**Objective:** Everything in the data should be repeated exactly, save for the images.

═════ Data ═════

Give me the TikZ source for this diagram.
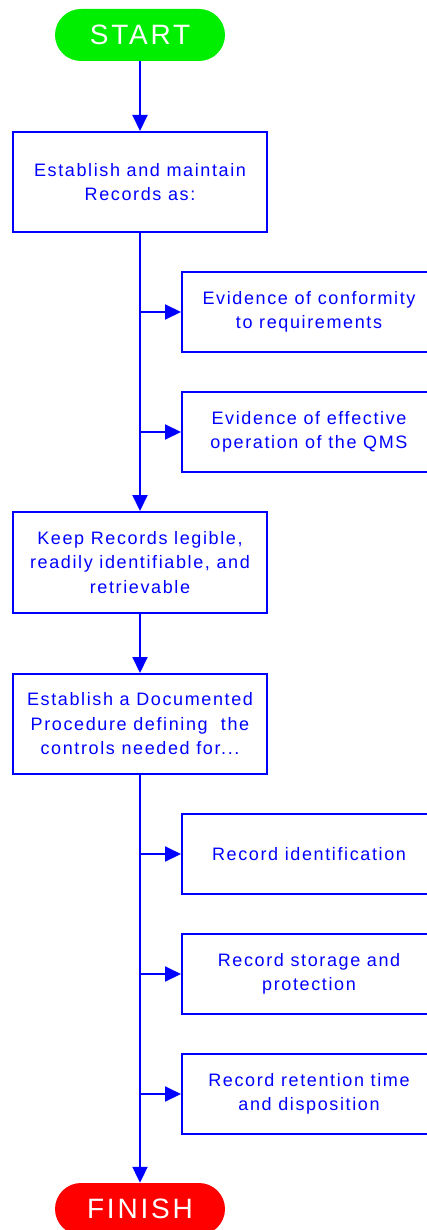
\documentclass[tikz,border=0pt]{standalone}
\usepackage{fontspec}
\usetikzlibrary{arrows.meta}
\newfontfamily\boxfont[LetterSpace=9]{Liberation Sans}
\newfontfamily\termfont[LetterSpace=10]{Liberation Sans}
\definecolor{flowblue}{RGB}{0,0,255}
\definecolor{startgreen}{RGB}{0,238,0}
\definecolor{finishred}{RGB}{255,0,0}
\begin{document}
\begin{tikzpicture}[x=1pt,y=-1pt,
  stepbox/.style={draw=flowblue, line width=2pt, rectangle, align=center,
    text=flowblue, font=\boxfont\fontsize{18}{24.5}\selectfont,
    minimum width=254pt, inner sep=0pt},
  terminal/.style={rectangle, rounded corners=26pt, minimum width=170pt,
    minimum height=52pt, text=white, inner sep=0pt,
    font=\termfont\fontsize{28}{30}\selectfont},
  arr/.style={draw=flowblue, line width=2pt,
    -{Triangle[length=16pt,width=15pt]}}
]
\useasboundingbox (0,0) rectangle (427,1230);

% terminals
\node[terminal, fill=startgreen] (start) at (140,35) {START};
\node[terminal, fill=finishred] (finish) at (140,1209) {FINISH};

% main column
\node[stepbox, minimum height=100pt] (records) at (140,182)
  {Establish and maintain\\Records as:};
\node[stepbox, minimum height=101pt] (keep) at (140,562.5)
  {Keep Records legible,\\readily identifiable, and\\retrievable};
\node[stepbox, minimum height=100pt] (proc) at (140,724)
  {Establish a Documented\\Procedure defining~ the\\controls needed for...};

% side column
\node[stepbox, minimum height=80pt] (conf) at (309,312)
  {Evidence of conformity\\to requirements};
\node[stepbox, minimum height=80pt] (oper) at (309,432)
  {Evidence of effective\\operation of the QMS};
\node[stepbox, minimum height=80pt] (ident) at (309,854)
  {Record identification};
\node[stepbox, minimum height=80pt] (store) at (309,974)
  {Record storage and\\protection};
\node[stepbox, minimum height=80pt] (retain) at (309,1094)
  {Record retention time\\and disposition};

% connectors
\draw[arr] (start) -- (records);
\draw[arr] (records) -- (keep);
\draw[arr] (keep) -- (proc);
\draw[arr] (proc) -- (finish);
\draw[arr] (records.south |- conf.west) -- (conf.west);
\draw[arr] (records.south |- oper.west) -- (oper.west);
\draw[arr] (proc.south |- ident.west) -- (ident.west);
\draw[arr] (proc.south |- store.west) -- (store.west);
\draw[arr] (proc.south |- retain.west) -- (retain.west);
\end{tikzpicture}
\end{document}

═════

**Problem solution:**
Give me the TikZ source for this diagram.
\documentclass[tikz,border=0pt]{standalone}
\usepackage{fontspec}
\usetikzlibrary{arrows.meta}
\newfontfamily\boxfont[LetterSpace=9]{Liberation Sans}
\newfontfamily\termfont[LetterSpace=10]{Liberation Sans}
\definecolor{flowblue}{RGB}{0,0,255}
\definecolor{startgreen}{RGB}{0,238,0}
\definecolor{finishred}{RGB}{255,0,0}
\begin{document}
\begin{tikzpicture}[x=1pt,y=-1pt,
  stepbox/.style={draw=flowblue, line width=2pt, rectangle, align=center,
    text=flowblue, font=\boxfont\fontsize{18}{24.5}\selectfont,
    minimum width=254pt, inner sep=0pt},
  terminal/.style={rectangle, rounded corners=26pt, minimum width=170pt,
    minimum height=52pt, text=white, inner sep=0pt,
    font=\termfont\fontsize{28}{30}\selectfont},
  arr/.style={draw=flowblue, line width=2pt,
    -{Triangle[length=16pt,width=15pt]}}
]
\useasboundingbox (0,0) rectangle (427,1230);

% terminals
\node[terminal, fill=startgreen] (start) at (140,35) {START};
\node[terminal, fill=finishred] (finish) at (140,1209) {FINISH};

% main column
\node[stepbox, minimum height=100pt] (records) at (140,182)
  {Establish and maintain\\Records as:};
\node[stepbox, minimum height=101pt] (keep) at (140,562.5)
  {Keep Records legible,\\readily identifiable, and\\retrievable};
\node[stepbox, minimum height=100pt] (proc) at (140,724)
  {Establish a Documented\\Procedure defining~ the\\controls needed for...};

% side column
\node[stepbox, minimum height=80pt] (conf) at (309,312)
  {Evidence of conformity\\to requirements};
\node[stepbox, minimum height=80pt] (oper) at (309,432)
  {Evidence of effective\\operation of the QMS};
\node[stepbox, minimum height=80pt] (ident) at (309,854)
  {Record identification};
\node[stepbox, minimum height=80pt] (store) at (309,974)
  {Record storage and\\protection};
\node[stepbox, minimum height=80pt] (retain) at (309,1094)
  {Record retention time\\and disposition};

% connectors
\draw[arr] (start) -- (records);
\draw[arr] (records) -- (keep);
\draw[arr] (keep) -- (proc);
\draw[arr] (proc) -- (finish);
\draw[arr] (records.south |- conf.west) -- (conf.west);
\draw[arr] (records.south |- oper.west) -- (oper.west);
\draw[arr] (proc.south |- ident.west) -- (ident.west);
\draw[arr] (proc.south |- store.west) -- (store.west);
\draw[arr] (proc.south |- retain.west) -- (retain.west);
\end{tikzpicture}
\end{document}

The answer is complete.